**Problem:** Leaving out the pictures, retype all the material exactly.

**Data shown:**
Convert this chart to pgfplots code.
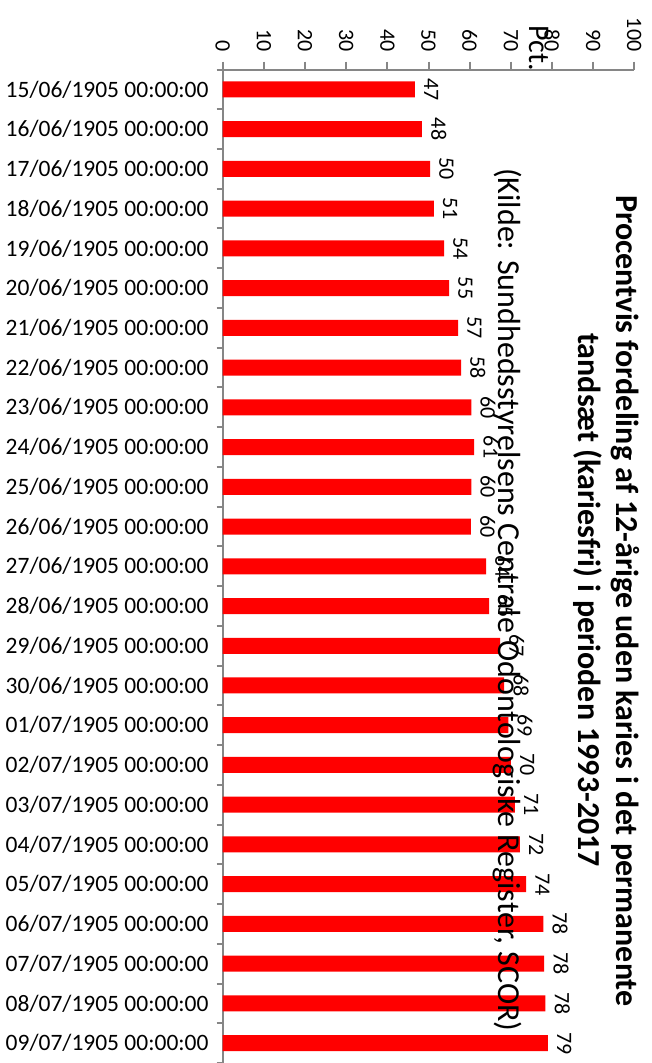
\documentclass[border=0pt]{standalone}
\usepackage{fontspec}
\setmainfont{Carlito}
\usepackage{pgfplots}
\pgfplotsset{compat=1.18}
\definecolor{axgray}{HTML}{868686}
\definecolor{barred}{HTML}{FF0000}

\begin{document}
\begin{tikzpicture}
\path[use as bounding box] (0,0) rectangle (652pt,-1063pt);
\begin{axis}[
  at={(222.7pt,-69.5pt)}, anchor=north west,
  scale only axis, width=411.6pt, height=993.5pt,
  xbar, bar width=16pt, bar shift=0pt,
  xmin=0, xmax=100,
  ymin=-0.5, ymax=24.5, y dir=reverse,
  axis x line*=top, axis y line*=left,
  axis line style={draw=axgray, line width=2pt, -},
  clip=false,
  /pgf/number format/assume math mode=true,
  xtick={0,10,...,100},
  xticklabels={0,10,20,30,40,50,60,70,80,90,100},
  ytick={0,...,24},
  yticklabels={15/06/1905 00:00:00,16/06/1905 00:00:00,17/06/1905 00:00:00,
    18/06/1905 00:00:00,19/06/1905 00:00:00,20/06/1905 00:00:00,
    21/06/1905 00:00:00,22/06/1905 00:00:00,23/06/1905 00:00:00,
    24/06/1905 00:00:00,25/06/1905 00:00:00,26/06/1905 00:00:00,
    27/06/1905 00:00:00,28/06/1905 00:00:00,29/06/1905 00:00:00,
    30/06/1905 00:00:00,01/07/1905 00:00:00,02/07/1905 00:00:00,
    03/07/1905 00:00:00,04/07/1905 00:00:00,05/07/1905 00:00:00,
    06/07/1905 00:00:00,07/07/1905 00:00:00,08/07/1905 00:00:00,
    09/07/1905 00:00:00},
  minor ytick={-0.5,0.5,...,24.5},
  tick align=outside,
  major tick length=8pt, minor tick length=6pt,
  tick style={draw=axgray, line width=2pt},
  major y tick style={draw=none},
  xticklabel shift=10pt,
  yticklabel shift=6pt,
  xticklabel style={rotate=-90, anchor=east, inner sep=0pt,
    font=\fontsize{22}{26}\selectfont},
  yticklabel style={anchor=east, inner sep=0pt,
    font=\fontsize{23.5}{28}\selectfont},
  nodes near coords={\pgfmathprintnumber[fixed,precision=0]{\pgfplotspointmeta}},
  nodes near coords style={rotate=-90, anchor=south, inner xsep=0pt,
    inner ysep=9pt, font=\fontsize{22}{26}\selectfont, text=black},
]
\addplot[fill=barred, draw=none] coordinates {
  (46.7,0) (48.4,1) (50.4,2) (51.3,3) (53.8,4) (55.0,5) (57.2,6) (57.9,7)
  (60.4,8) (61.1,9) (60.4,10) (60.3,11) (64.0,12) (64.7,13) (67.4,14)
  (68.4,15) (69.4,16) (70.0,17) (71.0,18) (72.2,19) (73.7,20) (77.9,21)
  (78.1,22) (78.4,23) (79.0,24)
};
\end{axis}
\node[rotate=-90, anchor=base, font=\fontsize{32}{39}\selectfont\bfseries]
  at (616pt,-601pt) {Procentvis fordeling af 12-årige uden karies i det permanente};
\node[rotate=-90, anchor=base, font=\fontsize{32}{39}\selectfont\bfseries]
  at (578pt,-600pt) {tandsæt (kariesfri) i perioden 1993-2017};
\node[rotate=-90, anchor=base, font=\fontsize{32}{39}\selectfont]
  at (498pt,-600pt) {(Kilde: Sundhedsstyrelsens Centrale Odontologiske Register, SCOR)};
\node[rotate=-90, inner sep=0pt, font=\fontsize{30}{36}\selectfont]
  at (539pt,-48pt) {Pct.};
\end{tikzpicture}
\end{document}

**Exercise solution:**
Convert this chart to pgfplots code.
\documentclass[border=0pt]{standalone}
\usepackage{fontspec}
\setmainfont{Carlito}
\usepackage{pgfplots}
\pgfplotsset{compat=1.18}
\definecolor{axgray}{HTML}{868686}
\definecolor{barred}{HTML}{FF0000}

\begin{document}
\begin{tikzpicture}
\path[use as bounding box] (0,0) rectangle (652pt,-1063pt);
\begin{axis}[
  at={(222.7pt,-69.5pt)}, anchor=north west,
  scale only axis, width=411.6pt, height=993.5pt,
  xbar, bar width=16pt, bar shift=0pt,
  xmin=0, xmax=100,
  ymin=-0.5, ymax=24.5, y dir=reverse,
  axis x line*=top, axis y line*=left,
  axis line style={draw=axgray, line width=2pt, -},
  clip=false,
  /pgf/number format/assume math mode=true,
  xtick={0,10,...,100},
  xticklabels={0,10,20,30,40,50,60,70,80,90,100},
  ytick={0,...,24},
  yticklabels={15/06/1905 00:00:00,16/06/1905 00:00:00,17/06/1905 00:00:00,
    18/06/1905 00:00:00,19/06/1905 00:00:00,20/06/1905 00:00:00,
    21/06/1905 00:00:00,22/06/1905 00:00:00,23/06/1905 00:00:00,
    24/06/1905 00:00:00,25/06/1905 00:00:00,26/06/1905 00:00:00,
    27/06/1905 00:00:00,28/06/1905 00:00:00,29/06/1905 00:00:00,
    30/06/1905 00:00:00,01/07/1905 00:00:00,02/07/1905 00:00:00,
    03/07/1905 00:00:00,04/07/1905 00:00:00,05/07/1905 00:00:00,
    06/07/1905 00:00:00,07/07/1905 00:00:00,08/07/1905 00:00:00,
    09/07/1905 00:00:00},
  minor ytick={-0.5,0.5,...,24.5},
  tick align=outside,
  major tick length=8pt, minor tick length=6pt,
  tick style={draw=axgray, line width=2pt},
  major y tick style={draw=none},
  xticklabel shift=10pt,
  yticklabel shift=6pt,
  xticklabel style={rotate=-90, anchor=east, inner sep=0pt,
    font=\fontsize{22}{26}\selectfont},
  yticklabel style={anchor=east, inner sep=0pt,
    font=\fontsize{23.5}{28}\selectfont},
  nodes near coords={\pgfmathprintnumber[fixed,precision=0]{\pgfplotspointmeta}},
  nodes near coords style={rotate=-90, anchor=south, inner xsep=0pt,
    inner ysep=9pt, font=\fontsize{22}{26}\selectfont, text=black},
]
\addplot[fill=barred, draw=none] coordinates {
  (46.7,0) (48.4,1) (50.4,2) (51.3,3) (53.8,4) (55.0,5) (57.2,6) (57.9,7)
  (60.4,8) (61.1,9) (60.4,10) (60.3,11) (64.0,12) (64.7,13) (67.4,14)
  (68.4,15) (69.4,16) (70.0,17) (71.0,18) (72.2,19) (73.7,20) (77.9,21)
  (78.1,22) (78.4,23) (79.0,24)
};
\end{axis}
\node[rotate=-90, anchor=base, font=\fontsize{32}{39}\selectfont\bfseries]
  at (616pt,-601pt) {Procentvis fordeling af 12-årige uden karies i det permanente};
\node[rotate=-90, anchor=base, font=\fontsize{32}{39}\selectfont\bfseries]
  at (578pt,-600pt) {tandsæt (kariesfri) i perioden 1993-2017};
\node[rotate=-90, anchor=base, font=\fontsize{32}{39}\selectfont]
  at (498pt,-600pt) {(Kilde: Sundhedsstyrelsens Centrale Odontologiske Register, SCOR)};
\node[rotate=-90, inner sep=0pt, font=\fontsize{30}{36}\selectfont]
  at (539pt,-48pt) {Pct.};
\end{tikzpicture}
\end{document}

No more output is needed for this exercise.